Transform Fallback
We need to more clearly describe the presumed lookup fallback for transforms:
Code equivalence
- A lone script code or long script name is equivalent to the BCP 47 syntax: Latn = Latin = und-Latn.
- “und” from BCP 47 is treated the same as the special code “any” in transform IDs
- In the unlikely event that we have a collision between a special transform code (any, hex, fullwidth, etc) and a BCP 47 language code, we have to figure out what to do. Initial suggestion: add “_ZZ” to language code.
- For the special codes, we should probably switch to aliases that have a low probability of collision, eg > 3 letters always.
Language tag fallback
If the source or target is a Unicode language ID, then a fallback is followed, with some additions.
- az_Arab_IR
- az_Arab
- az_IR
- az
- Arab
- Cyrl
The fallback additions are:
- We fallback also through the country (03). This is along the lines we’ve otherwise discussed for BCP47 support, and that we should clarify in the spec.
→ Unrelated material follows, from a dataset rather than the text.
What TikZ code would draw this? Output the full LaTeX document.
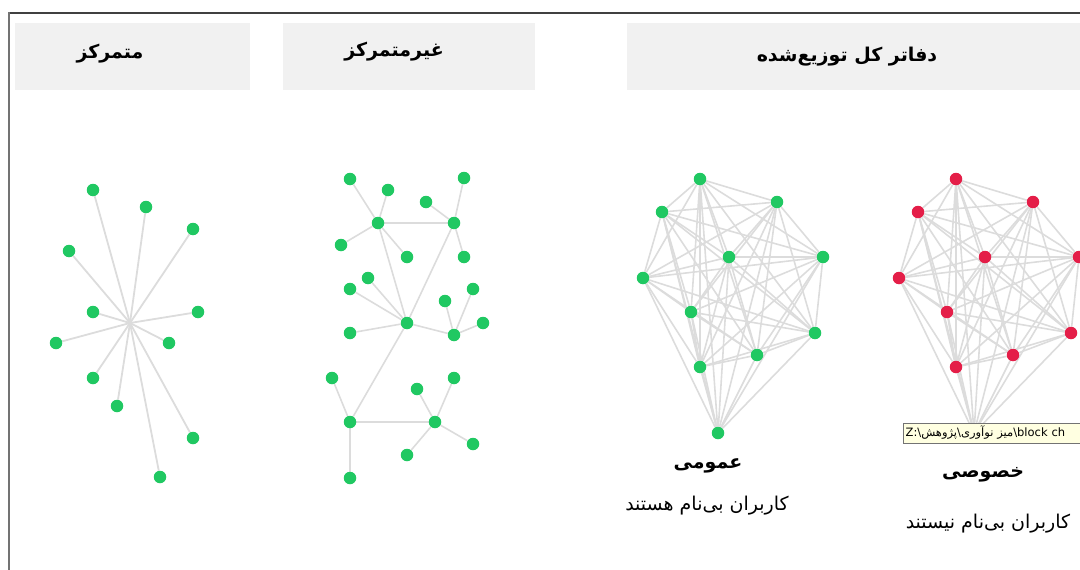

- Once the language is reached, we fall back to script; first the specified script if there is one (05), then the likely script for lang (06 - if different than 05)
Laddered fallback
The source, target, and varient use “laddered” fallback. That is, in pseudo code:
a. for variant in variant-chain
b. for target in target-chain
c. for source in source-chain
transform = lookup source-target/variant
if transform != null return transform
..
For example, here is the chain for ru_RU-el_GR/BGN. I’m spacing out the source, target, and variant for clarity.
- ru_RU - el_GR /BGN
- ru - el_GR /BGN
- Cyrl - el_GR /BGN
- ru_RU - el /BGN
- ru - el /BGN
- Cyrl - el /BGN
- ru_RU - Grek /BGN
- ru - Grek /BGN
- Cyrl - Grek /BGN
- ru_RU - el_GR
- ru - el_GR
- Cyrl - el_GR
- ru_RU - el
- ru - el
- Cyrl - el
- ru_RU - Grek
- ru - Grek
- Cyrl - Grek
Comments:
- The above is not how ICU code works. That code actually discards the variant if the exact match is not found, so lines 02-09 are not queried at all. I think that is definitely a mistake.
- Personally, I think the above chain might not be optimal; that it would be better to have BGN be stronger than country difference, but not as strong as Script. However, in conversations with Markus, I was convinced that a simple story for how it works is probably the best, and the above is simpler to explain and easier to implement.
Model Requirements
We have the implicit requirement that no variant is populated unless there is a no-variant version. We need to make sure that that is maintained by the build tools and/or tests. That is, if we have fa-Latn/BGN, we should have fa-Latn as well. The other piece of this is that we should name all the no-variant versions, so that people can be explicit about the variant even in case we change the default later on. The upshot is that the no-variant version should always just be aliases to one of the variant versions. Operationally, that means the following actions:
Case 1. only fa-Latn/BGN. Add an alias from fa-Latn to fa-Latn/BGN
Case 2. only foo-Latn. Rename to foo-Latn/SOMETHING, and then do Case 1.